Bone marrow samples were obtained from eight patients from the cohort of the North American Shwachman-Diamond Syndrome Registry (SDSR) and from six patients from the cohort of the Registro Italiano per la Sindrome di Shwachman-Diamond (RI-SDS). In total, samples were analyzed from fourteen patients, three females and eleven males, with age at the time of sampling for the analyses reported here ranging from three to 29 years (Table 3). All the patients presented the main typical phenotypic signs of SDS. Informed consent for this study was obtained according to the principles of the Declaration of Helsinki from the patients or the patients’ parents on protocols approved by the institutional review boards for human subjects research.

Table 3 Patient characteristics

Mutational analysis was performed according to Boocock et al. [1] or by sequencing the entire SBDS gene, and the mutations of patients are indicated in Table 3. These patients were chosen because they bore the more frequent clonal chromosome anomalies in BM, the del(20)(q) in thirteen patients and the i(7)(q10) in one, which were detected by chromosome analysis.

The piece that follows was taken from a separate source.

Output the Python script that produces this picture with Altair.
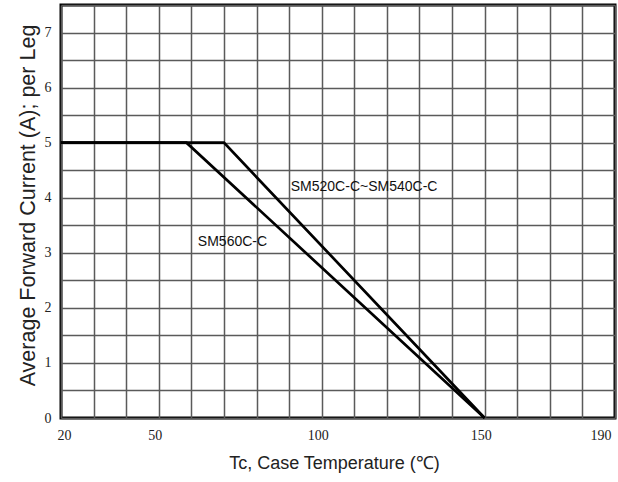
import altair as alt
import pandas as pd

# Derating curves (Tc in °C, current in A)
series = ["SM520C-C~SM540C-C"] * 3 + ["SM560C-C"] * 3
temps = [20, 70, 150, 20, 58.5, 150]
currents = [5, 5, 0, 5, 5, 0]

# Curve annotations
label_text = ["SM520C-C~SM540C-C", "SM560C-C"]
label_x = [90.5, 62]
label_y = [4.2, 3.2]

x_grid = list(range(20, 191, 10))
x_labels = [20, 50, 100, 150, 190]
y_grid = [i * 0.5 for i in range(0, 16)]

df = pd.DataFrame({"series": series, "temp": temps, "current": currents})
lab = pd.DataFrame({"text": label_text, "temp": label_x, "current": label_y})

xscale = alt.Scale(domain=[20, 190], nice=False, zero=False)
yscale = alt.Scale(domain=[0, 7.5], nice=False)

xenc = alt.X("temp:Q", scale=xscale,
             axis=alt.Axis(values=x_grid, title="Tc, Case Temperature (\u2103)",
                           labelExpr="indexof([20,50,100,150,190], datum.value) >= 0 ? datum.label : ''",
                           labelOverlap=False,
                           ticks=False, domain=False, grid=True, gridColor="#5a5a5a",
                           gridWidth=1.5, labelFont="Liberation Serif", labelFontSize=14,
                           labelColor="#222", labelPadding=10, labelOffset=-4,
                           titleFont="Liberation Sans", titleFontSize=18, titleFontWeight="normal",
                           titleColor="#222", titlePadding=12, titleX=273))
yenc = alt.Y("current:Q", scale=yscale,
             axis=alt.Axis(values=y_grid, title="Average Forward Current (A); per Leg",
                           labelExpr="datum.value % 1 == 0 ? format(datum.value, 'd') : ''",
                           labelOverlap=False,
                           ticks=False, domain=False, grid=True, gridColor="#5a5a5a",
                           gridWidth=1.5, labelFont="Liberation Serif", labelFontSize=14,
                           labelColor="#222", labelPadding=10,
                           titleFont="Liberation Sans", titleFontSize=21.5, titleFontWeight="normal",
                           titleColor="#222", titlePadding=5, titleY=200))

lines = alt.Chart(df).mark_line(strokeWidth=2.7, color="black").encode(
    x=xenc, y=yenc, detail="series:N",
)

texts = alt.Chart(lab).mark_text(align="left", baseline="middle", font="Liberation Sans",
                                 fontSize=14, color="#111").encode(
    x=xenc, y=yenc, text="text:N",
)

chart = alt.layer(lines, texts).properties(
    width=554, height=413,
    background="white",
    autosize=alt.AutoSizeParams(type="none"),
    padding={"left": 61, "top": 5, "right": 3, "bottom": 64},
).configure_view(stroke="black", strokeWidth=3)

chart.save("out.html", embed_options={"renderer": "svg", "actions": False})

Chromosome analyses were performed on BM by QFQ-banding with routine methods. Karyotypes was reconstructed by Leica Chantal Software. FISH on BM mitoses and nuclei was carried out according to standard techniques with the BAC probes informative for the change detected in each patient: dual color FISH with probes RP11-17F3 and RP11-29E13 (Empire Genomics, Williamsville, New York, USA) for patients 9, 11, 12, 14 and dual color FISH with probes RP11-261N10 and CTD-3095D13 (Empire Genomics, Williamsville, New York, USA) for Patient 10). The two dual color FISH was tested on peripheral blood nuclei from a healthy control subject to assess the threshold for the detection of the deletion: every probe used, gave 300/300 (100%) normal signals in the hybridized nuclei.

The a-CGH was performed on DNA from BM samples with the 4 × 180 K or 244 K genome-wide system (Agilent Technologies Inc., Santa Clara, CA, USA), according to the manufacturer’s instructions, as already described [21]. Briefly, DNA from BM was extracted by Qiagen Flexigene kit (Qiagen, Hilden, Germany). The normal reference DNA and the patient’s DNA were labelled with Cy5 and Cy3 fluorochromes respectively and purified by the use of SureTag Complete DNA Labeling Kit (Agilent Technologies Inc., Santa Clara, CA, USA). Labelled DNAs were dissolved into the Oligo aCGH/ChIP-on-chip Hybridization solution (Agilent Technologies Inc., Santa Clara, CA, USA) in a suitable volume for hybridization, according to manufacturer’s instructions. Hybridization was performed in a rotating oven at 65 °C for 24 h (180 K slides) or 40 h (240 k slides). Microarray slides were washed with Agilent’s Oligo aCGH/ChIP-on-chip solution 1 and 2 according to manufacturer’s instructions and slides images were acquired with Agilent’s G2565CA microarray scanner. Features were extracted by Agilent’s Feature Extraction 12.1.1.1 software and data analysis were performed by Agilent’s Genomic Workbench 7.0.4.0 software. All map positions in the results refer to the genome assembly map hg19.

Chromosome, FISH or aCGH analyses were repeated in all patients during several years, at least once per year. Results of chromosome analysis and a-CGH of patients 9, 10, and 11 have been previously partially reported [13, 17, 22].